This is the latest in Localogy’s Skate To Where the Puck is Going series. Running semi-weekly, it examines the moves and motivations of tech giants as leading indicators for where markets are moving. Check out the entire series here, and its origin here.
Microsoft late last week announced a new marketing portal designed for SMBs. Known as the Digital Marketing Center (DMC), it will give SMBs a single dashboard to manage marketing across Microsoft, Google, Twitter, Facebook and Instagram. This one-stop-shop approach is key for SMBs (more on that in a bit).
DMC notably includes features to manage both organic and paid media.
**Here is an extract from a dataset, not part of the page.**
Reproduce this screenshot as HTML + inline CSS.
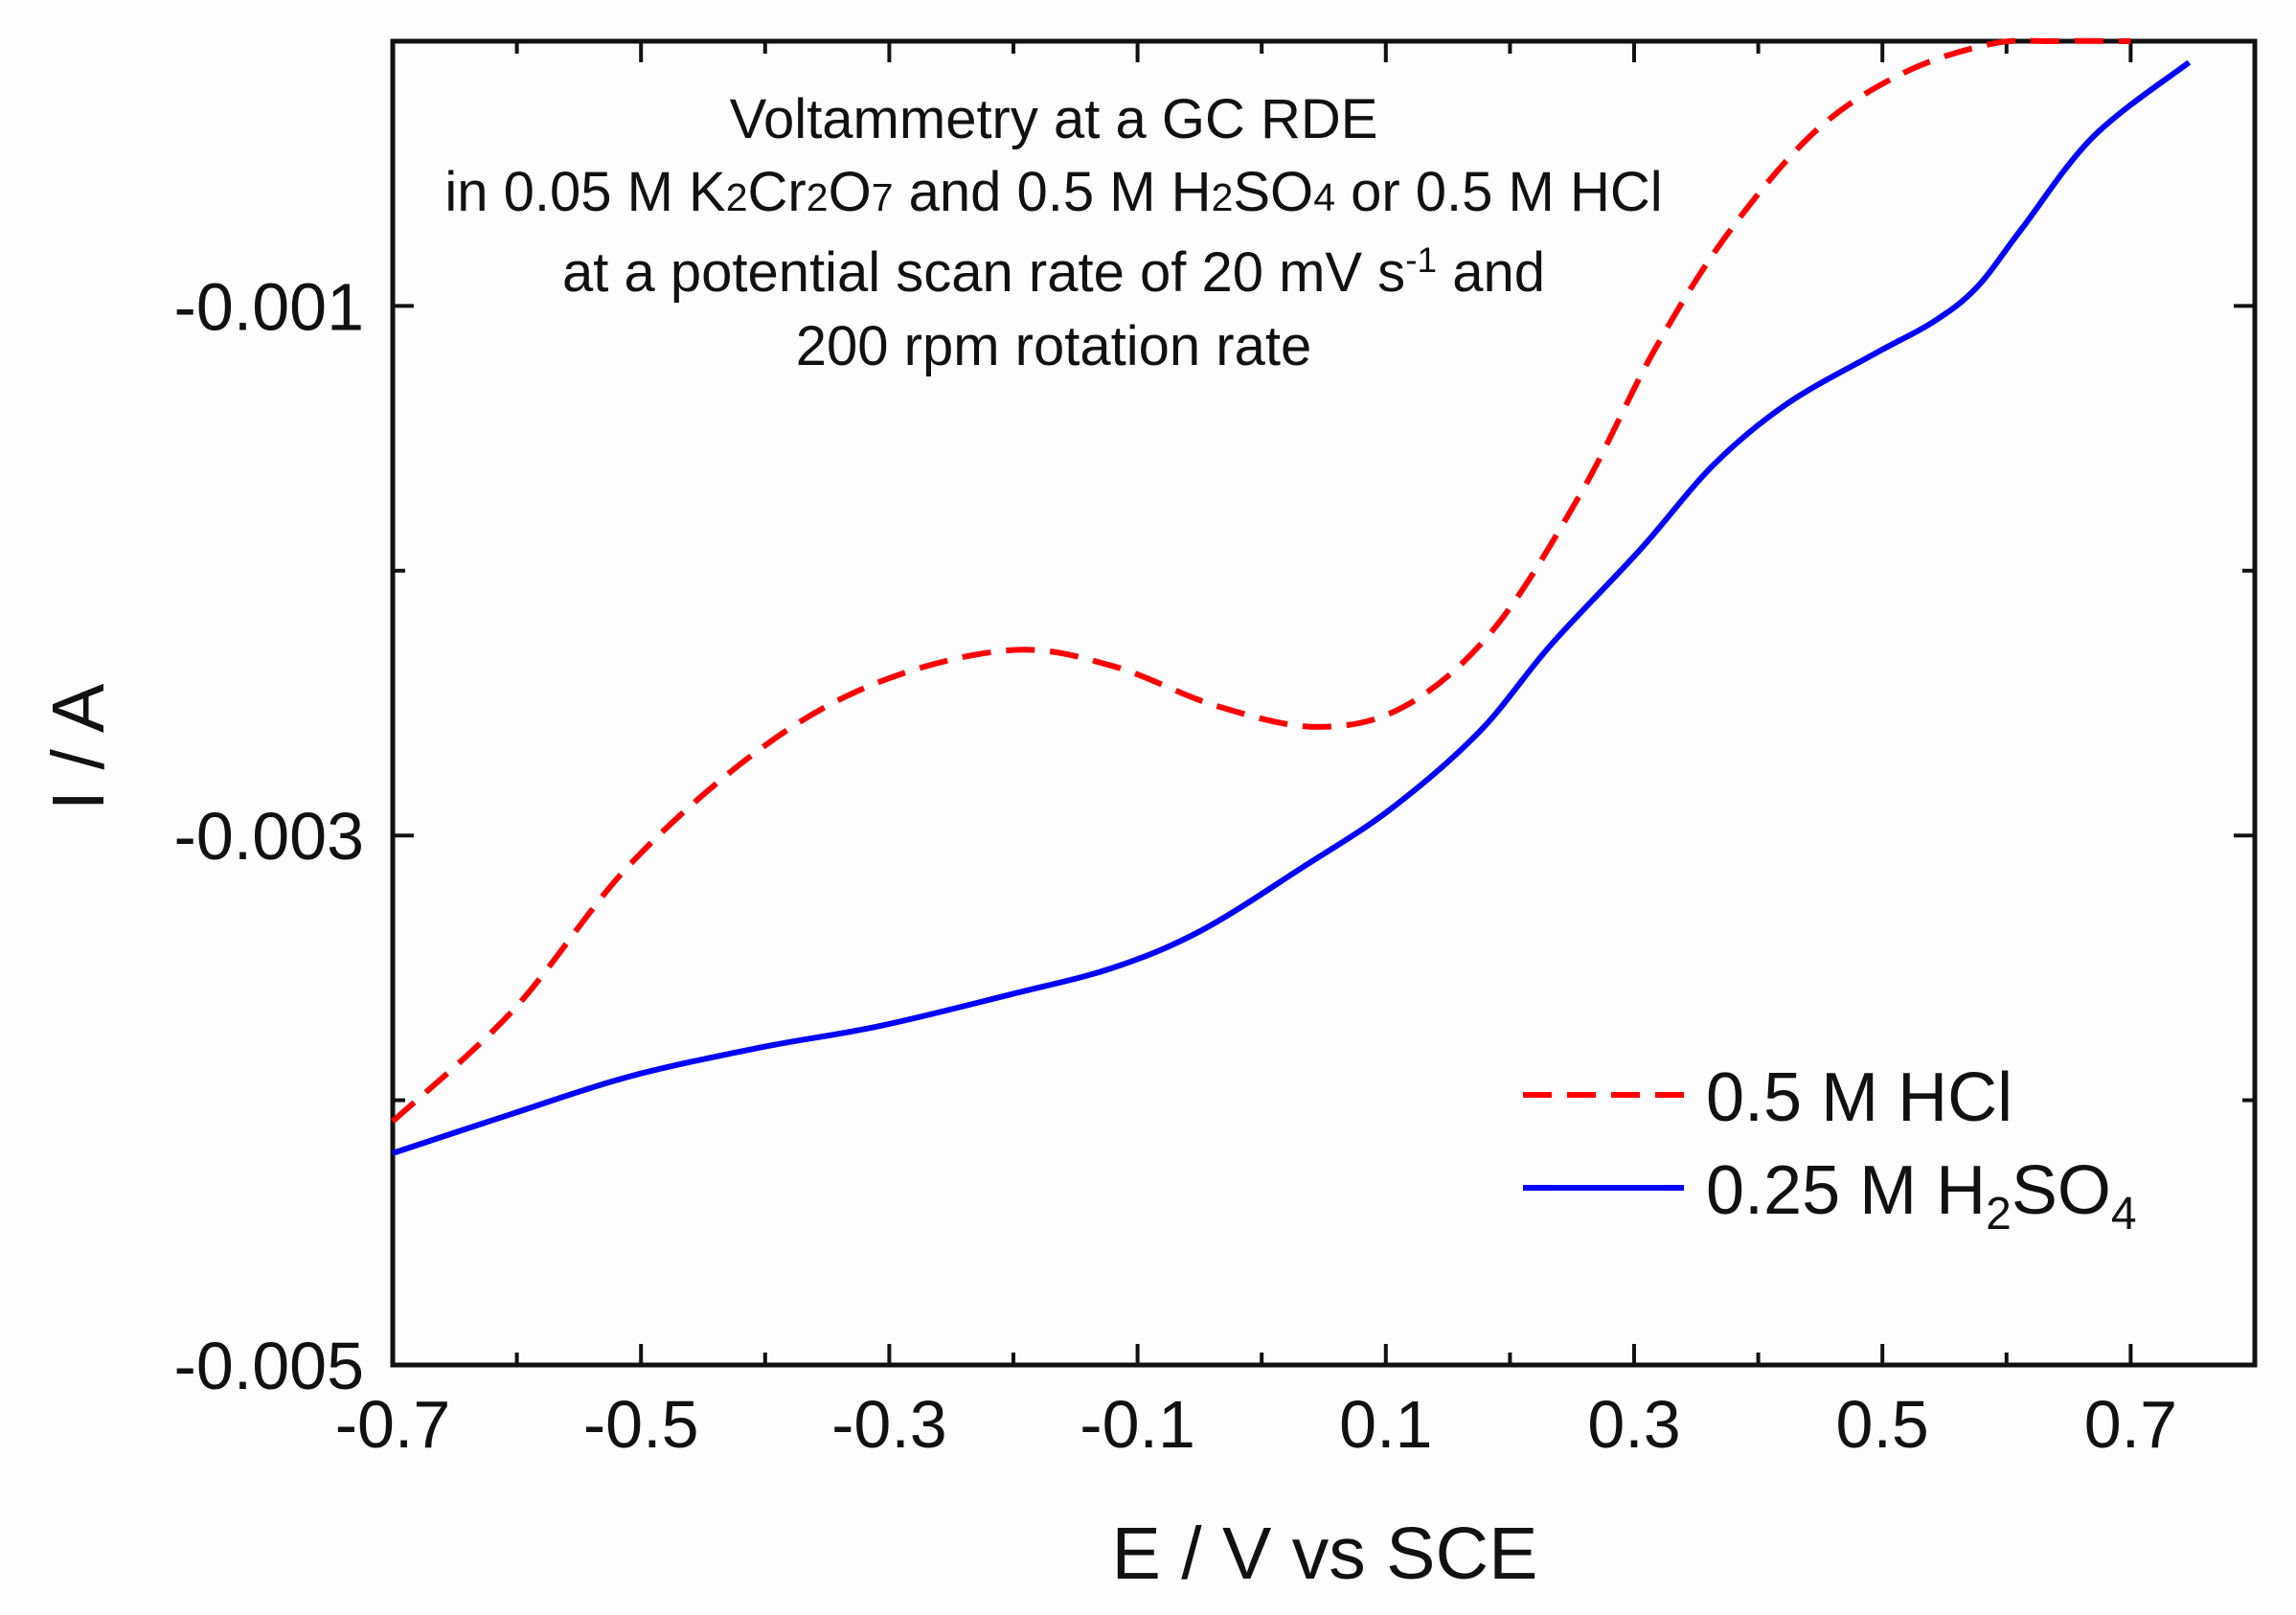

For example, they can organize social media publishing for organic campaigns, as well as the paid options offered by Facebook, Twitter and Instagram. These are each integrated and baked right into DMC so SMBs can do it all in one place.
It also boasts an AI-fueled approach to digital marketing management. Sort of like Google’s Smart Campaigns, this streamlines setup and management for busy SMBs by applying Microsoft AI to optimize campaigns. That includes things like audience targeting (social) and keywords & bidding (search).
“SMBs don’t have enough hours in the day to keep up with the demands of managing their search and social presence across all of the platforms, and it’s stifling their growth,” Microsoft SMB Advertising Program Manager Prince Bajracharya told Localogy. “We were inspired to build an easy to use tool that does the heavy lifting for them.”
For social media optimization, DMC includes features that let SMBs create and schedule posts. And they can do so across each network and replicate things like post copy, thus saving time. The tool currently lets SMBs run up to ten social accounts, with all the trappings of a social dashboard (reply, retweet, DM, etc.).
DMC also lets SMBs build their own ads, or use suggested ad copy and creative. The biggest manual component is to set budgets. Once that’s done, the tool is meant to operate on auto-pilot, while also catering to SMBs that want to check in frequently for analytics such as engagement levels and audience growth.
Stepping back, this is a notable move for Microsoft on a few levels. The first is that it’s a one-stop-shop play, which will resonate with time-starved SMBs. Localogy’s Modern Commerce Monitor survey in fact shows that 73 percent of SMBs prefer to get marketing and operational software from a single vendor.
In addition to aggregating several networks, the AI components double down on the goal to save SMBs time and reduce friction. As noted, that will include things like campaign creation and writing copy for social posts. SMBs are often forced to act as marketers against their will, so automation tools should resonate.
On another level, it’s notable that Microsoft aggregating and supporting other ad platforms. This is likely a big-picture play, with the rationale that a free tool that provides true one-stop-shop value (rather than a walled garden approach) will have the best chance of gaining SMB traction, per the above.
With that approach, it hopes to develop a direct touchpoint with SMBs and thus “own the customer” from there, there are lots of benefits it can realize by having a direct marketing channel to these SMBs to upsell them to various services it has now or those that it plans to roll out (we’ll be watching).
“We’re all trying to help our struggling SMB customers achieve more as a business in a very competitive environment, and we want our partners to be successful in this endeavor as well,” Sr. Microsoft Advertising Product Marketing Manager Cristiano Ventura told Localogy. “Our work with this experiment will strive to complement and empower the work of all our collaborating partners. We see lots of exciting potential learnings to gather that can help them evolve their platform solutions”
The product came out of Microsoft’s innovation lab, Microsoft Garage. The project starts a pilot stage immediately in which it’s accepting new users. It’s initially open to U.S. businesses only.